▸ **What is being asked**: The lines to extract run from the first line of the material below to the line containing "var axisX0 = 83;", both included; leave the pictures behind.

=-=-=-=-=

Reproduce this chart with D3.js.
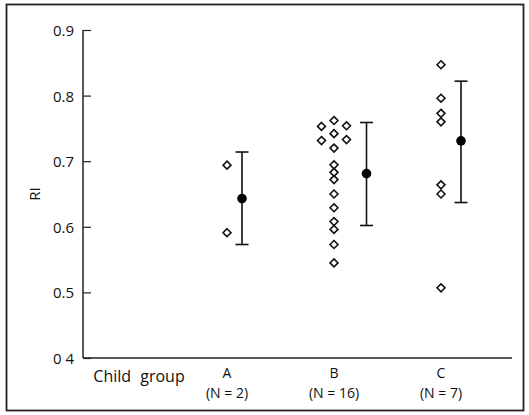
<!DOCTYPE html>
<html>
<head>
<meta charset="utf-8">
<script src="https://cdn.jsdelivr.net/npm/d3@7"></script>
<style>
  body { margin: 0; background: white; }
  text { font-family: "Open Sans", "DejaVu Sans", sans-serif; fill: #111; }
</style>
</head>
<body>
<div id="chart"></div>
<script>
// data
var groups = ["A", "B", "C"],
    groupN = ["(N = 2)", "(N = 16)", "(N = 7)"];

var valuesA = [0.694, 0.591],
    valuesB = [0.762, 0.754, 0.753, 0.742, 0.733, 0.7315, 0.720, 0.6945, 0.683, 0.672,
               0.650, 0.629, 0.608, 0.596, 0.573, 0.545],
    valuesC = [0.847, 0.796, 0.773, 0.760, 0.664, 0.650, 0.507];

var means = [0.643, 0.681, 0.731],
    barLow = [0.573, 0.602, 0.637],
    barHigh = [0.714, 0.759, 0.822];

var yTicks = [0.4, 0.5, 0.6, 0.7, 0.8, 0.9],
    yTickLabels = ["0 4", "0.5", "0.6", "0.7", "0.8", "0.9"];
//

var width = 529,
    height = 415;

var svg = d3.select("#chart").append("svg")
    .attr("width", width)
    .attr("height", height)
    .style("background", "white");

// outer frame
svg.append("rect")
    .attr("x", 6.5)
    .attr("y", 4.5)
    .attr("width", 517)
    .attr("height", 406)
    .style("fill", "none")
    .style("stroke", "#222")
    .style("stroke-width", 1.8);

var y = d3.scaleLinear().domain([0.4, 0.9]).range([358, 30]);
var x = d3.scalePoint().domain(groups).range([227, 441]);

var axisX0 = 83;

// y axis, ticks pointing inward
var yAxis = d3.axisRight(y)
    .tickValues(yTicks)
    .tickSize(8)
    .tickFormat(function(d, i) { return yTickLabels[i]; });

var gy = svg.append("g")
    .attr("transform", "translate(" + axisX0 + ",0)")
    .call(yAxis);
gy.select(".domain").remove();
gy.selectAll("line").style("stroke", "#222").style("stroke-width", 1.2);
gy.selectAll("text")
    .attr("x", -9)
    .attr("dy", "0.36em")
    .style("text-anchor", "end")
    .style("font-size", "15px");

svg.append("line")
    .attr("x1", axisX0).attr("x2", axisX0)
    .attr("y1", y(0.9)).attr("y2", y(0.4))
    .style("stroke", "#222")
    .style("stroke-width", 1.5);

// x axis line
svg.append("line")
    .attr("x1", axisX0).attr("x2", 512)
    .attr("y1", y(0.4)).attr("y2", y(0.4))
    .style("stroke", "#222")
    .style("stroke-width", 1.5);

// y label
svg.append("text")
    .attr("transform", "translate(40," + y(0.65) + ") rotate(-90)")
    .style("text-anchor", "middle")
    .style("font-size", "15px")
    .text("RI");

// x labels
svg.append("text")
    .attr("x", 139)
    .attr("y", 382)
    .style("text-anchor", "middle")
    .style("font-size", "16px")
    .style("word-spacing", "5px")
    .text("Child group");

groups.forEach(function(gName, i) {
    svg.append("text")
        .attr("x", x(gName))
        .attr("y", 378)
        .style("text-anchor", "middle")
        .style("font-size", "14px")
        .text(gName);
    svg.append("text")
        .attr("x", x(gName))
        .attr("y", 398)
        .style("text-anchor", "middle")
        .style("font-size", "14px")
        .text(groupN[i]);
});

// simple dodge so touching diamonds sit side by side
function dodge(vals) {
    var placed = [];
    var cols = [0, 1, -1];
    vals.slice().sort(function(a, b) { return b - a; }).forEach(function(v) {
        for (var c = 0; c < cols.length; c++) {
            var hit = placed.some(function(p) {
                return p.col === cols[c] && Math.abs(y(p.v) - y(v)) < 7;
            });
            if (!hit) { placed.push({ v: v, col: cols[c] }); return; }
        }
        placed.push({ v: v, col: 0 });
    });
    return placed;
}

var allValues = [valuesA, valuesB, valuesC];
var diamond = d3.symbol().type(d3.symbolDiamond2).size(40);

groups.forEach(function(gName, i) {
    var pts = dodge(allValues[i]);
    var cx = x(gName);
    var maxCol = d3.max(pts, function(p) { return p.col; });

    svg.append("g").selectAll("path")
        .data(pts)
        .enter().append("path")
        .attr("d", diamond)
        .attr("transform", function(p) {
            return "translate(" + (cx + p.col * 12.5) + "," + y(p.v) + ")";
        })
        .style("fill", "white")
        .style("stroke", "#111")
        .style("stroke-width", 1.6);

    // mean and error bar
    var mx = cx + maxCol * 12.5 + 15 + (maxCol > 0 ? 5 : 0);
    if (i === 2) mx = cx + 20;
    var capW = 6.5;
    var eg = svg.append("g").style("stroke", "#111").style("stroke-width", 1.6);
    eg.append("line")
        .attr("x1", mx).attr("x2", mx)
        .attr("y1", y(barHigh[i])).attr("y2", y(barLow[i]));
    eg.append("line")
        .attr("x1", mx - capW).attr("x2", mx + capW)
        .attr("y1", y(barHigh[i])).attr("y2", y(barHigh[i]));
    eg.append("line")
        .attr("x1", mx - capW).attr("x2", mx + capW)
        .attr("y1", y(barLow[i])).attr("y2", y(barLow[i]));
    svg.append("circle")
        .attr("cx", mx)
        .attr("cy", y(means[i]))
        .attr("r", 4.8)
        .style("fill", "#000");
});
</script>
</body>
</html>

=-=-=-=-=

▸ **Full response**:
Reproduce this chart with D3.js.
<!DOCTYPE html>
<html>
<head>
<meta charset="utf-8">
<script src="https://cdn.jsdelivr.net/npm/d3@7"></script>
<style>
  body { margin: 0; background: white; }
  text { font-family: "Open Sans", "DejaVu Sans", sans-serif; fill: #111; }
</style>
</head>
<body>
<div id="chart"></div>
<script>
// data
var groups = ["A", "B", "C"],
    groupN = ["(N = 2)", "(N = 16)", "(N = 7)"];

var valuesA = [0.694, 0.591],
    valuesB = [0.762, 0.754, 0.753, 0.742, 0.733, 0.7315, 0.720, 0.6945, 0.683, 0.672,
               0.650, 0.629, 0.608, 0.596, 0.573, 0.545],
    valuesC = [0.847, 0.796, 0.773, 0.760, 0.664, 0.650, 0.507];

var means = [0.643, 0.681, 0.731],
    barLow = [0.573, 0.602, 0.637],
    barHigh = [0.714, 0.759, 0.822];

var yTicks = [0.4, 0.5, 0.6, 0.7, 0.8, 0.9],
    yTickLabels = ["0 4", "0.5", "0.6", "0.7", "0.8", "0.9"];
//

var width = 529,
    height = 415;

var svg = d3.select("#chart").append("svg")
    .attr("width", width)
    .attr("height", height)
    .style("background", "white");

// outer frame
svg.append("rect")
    .attr("x", 6.5)
    .attr("y", 4.5)
    .attr("width", 517)
    .attr("height", 406)
    .style("fill", "none")
    .style("stroke", "#222")
    .style("stroke-width", 1.8);

var y = d3.scaleLinear().domain([0.4, 0.9]).range([358, 30]);
var x = d3.scalePoint().domain(groups).range([227, 441]);

var axisX0 = 83;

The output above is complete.